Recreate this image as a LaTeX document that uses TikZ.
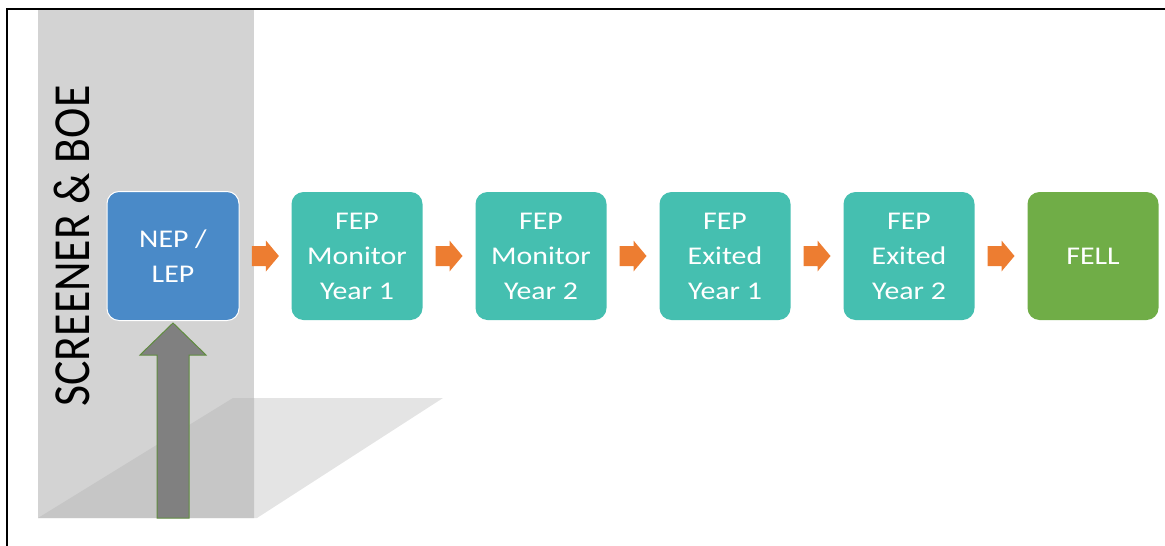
\documentclass[tikz,border=0pt]{standalone}
\usepackage{fontspec}
\setmainfont{Carlito}
\newfontfamily\boxfont[FakeStretch=1.17]{Carlito}
\newfontfamily\sidefont[FakeStretch=0.88]{Carlito}
\usetikzlibrary{positioning, calc}
\definecolor{nepblue}{RGB}{74,138,200}
\definecolor{fepteal}{RGB}{69,191,176}
\definecolor{fellgreen}{RGB}{112,173,71}
\definecolor{steporange}{RGB}{237,125,49}
\definecolor{panelgray}{RGB}{211,211,211}
\definecolor{shadowlight}{RGB}{228,228,228}
\definecolor{shadowdark}{RGB}{198,198,198}
\definecolor{feedgray}{RGB}{128,128,128}
\definecolor{feedgreen}{RGB}{96,140,64}
\tikzset{
    stage/.style={rectangle, rounded corners=12pt, minimum width=131pt, minimum height=128pt,
        inner sep=0pt, text=white, align=center, font=\boxfont\fontsize{25.5}{35}\selectfont},
    nepbox/.style={stage, fill=nepblue, draw=white, line width=1pt,
        minimum width=132pt, minimum height=129pt},
    fepbox/.style={stage, fill=fepteal},
    fellbox/.style={stage, fill=fellgreen},
    flow/.style={fill=steporange},
    feed/.style={fill=feedgray, draw=feedgreen, line width=1pt, line join=miter},
    sidelabel/.style={rotate=90, font=\sidefont\fontsize{52}{60}\selectfont}}

\begin{document}
\begin{tikzpicture}
[x=1pt, y=-1pt, node distance=184pt]
\useasboundingbox (0,0) rectangle (1165,546);
% side panel and its shadow
\fill[shadowlight] (38,518) -- (233,398) -- (443,398) -- (257,518) -- cycle;
\fill[panelgray] (38,10) rectangle (254,518);
\begin{scope}
    \clip (38,10) rectangle (254,518);
    \fill[shadowdark] (38,518) -- (233,398) -- (443,398) -- (257,518) -- cycle;
\end{scope}
\draw[line width=2pt] (7,546) -- (7,9) -- (1165,9);
\node[sidelabel] (side) at (72,246) {SCREENER \& BOE};

% stages
\node[nepbox] (nep) at (173,256) {NEP /\\LEP};
\node[fepbox] (m1) [right of = nep] {FEP\\Monitor\\Year 1};
\node[fepbox] (m2) [right of = m1] {FEP\\Monitor\\Year 2};
\node[fepbox] (e1) [right of = m2] {FEP\\Exited\\Year 1};
\node[fepbox] (e2) [right of = e1] {FEP\\Exited\\Year 2};
\node[fellbox] (fell) [right of = e2] {FELL};

% block arrows between the stages
\foreach \a/\b in {nep/m1, m1/m2, m2/e1, e1/e2, e2/fell}
    \fill[flow] ($(\a.east)!0.5!(\b.west)$) ++(-13.5,-10) -- ++(14,0) -- ++(0,-5.5)
        -- ++(13,15.5) -- ++(-13,15.5) -- ++(0,-5.5) -- ++(-14,0) -- cycle;

% intake arrow
\draw[feed] (nep.south) ++(0,2) -- ++(33,32) -- ++(-17,0) -- ++(0,163)
    -- ++(-32,0) -- ++(0,-163) -- ++(-17,0) -- cycle;
\end{tikzpicture}
\end{document}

......

▶ The task
The listing above needs to be output again exactly. Don't include the pictures.

▶ The reply
Recreate this image as a LaTeX document that uses TikZ.
\documentclass[tikz,border=0pt]{standalone}
\usepackage{fontspec}
\setmainfont{Carlito}
\newfontfamily\boxfont[FakeStretch=1.17]{Carlito}
\newfontfamily\sidefont[FakeStretch=0.88]{Carlito}
\usetikzlibrary{positioning, calc}
\definecolor{nepblue}{RGB}{74,138,200}
\definecolor{fepteal}{RGB}{69,191,176}
\definecolor{fellgreen}{RGB}{112,173,71}
\definecolor{steporange}{RGB}{237,125,49}
\definecolor{panelgray}{RGB}{211,211,211}
\definecolor{shadowlight}{RGB}{228,228,228}
\definecolor{shadowdark}{RGB}{198,198,198}
\definecolor{feedgray}{RGB}{128,128,128}
\definecolor{feedgreen}{RGB}{96,140,64}
\tikzset{
    stage/.style={rectangle, rounded corners=12pt, minimum width=131pt, minimum height=128pt,
        inner sep=0pt, text=white, align=center, font=\boxfont\fontsize{25.5}{35}\selectfont},
    nepbox/.style={stage, fill=nepblue, draw=white, line width=1pt,
        minimum width=132pt, minimum height=129pt},
    fepbox/.style={stage, fill=fepteal},
    fellbox/.style={stage, fill=fellgreen},
    flow/.style={fill=steporange},
    feed/.style={fill=feedgray, draw=feedgreen, line width=1pt, line join=miter},
    sidelabel/.style={rotate=90, font=\sidefont\fontsize{52}{60}\selectfont}}

\begin{document}
\begin{tikzpicture}
[x=1pt, y=-1pt, node distance=184pt]
\useasboundingbox (0,0) rectangle (1165,546);
% side panel and its shadow
\fill[shadowlight] (38,518) -- (233,398) -- (443,398) -- (257,518) -- cycle;
\fill[panelgray] (38,10) rectangle (254,518);
\begin{scope}
    \clip (38,10) rectangle (254,518);
    \fill[shadowdark] (38,518) -- (233,398) -- (443,398) -- (257,518) -- cycle;
\end{scope}
\draw[line width=2pt] (7,546) -- (7,9) -- (1165,9);
\node[sidelabel] (side) at (72,246) {SCREENER \& BOE};

% stages
\node[nepbox] (nep) at (173,256) {NEP /\\LEP};
\node[fepbox] (m1) [right of = nep] {FEP\\Monitor\\Year 1};
\node[fepbox] (m2) [right of = m1] {FEP\\Monitor\\Year 2};
\node[fepbox] (e1) [right of = m2] {FEP\\Exited\\Year 1};
\node[fepbox] (e2) [right of = e1] {FEP\\Exited\\Year 2};
\node[fellbox] (fell) [right of = e2] {FELL};

% block arrows between the stages
\foreach \a/\b in {nep/m1, m1/m2, m2/e1, e1/e2, e2/fell}
    \fill[flow] ($(\a.east)!0.5!(\b.west)$) ++(-13.5,-10) -- ++(14,0) -- ++(0,-5.5)
        -- ++(13,15.5) -- ++(-13,15.5) -- ++(0,-5.5) -- ++(-14,0) -- cycle;

% intake arrow
\draw[feed] (nep.south) ++(0,2) -- ++(33,32) -- ++(-17,0) -- ++(0,163)
    -- ++(-32,0) -- ++(0,-163) -- ++(-17,0) -- cycle;
\end{tikzpicture}
\end{document}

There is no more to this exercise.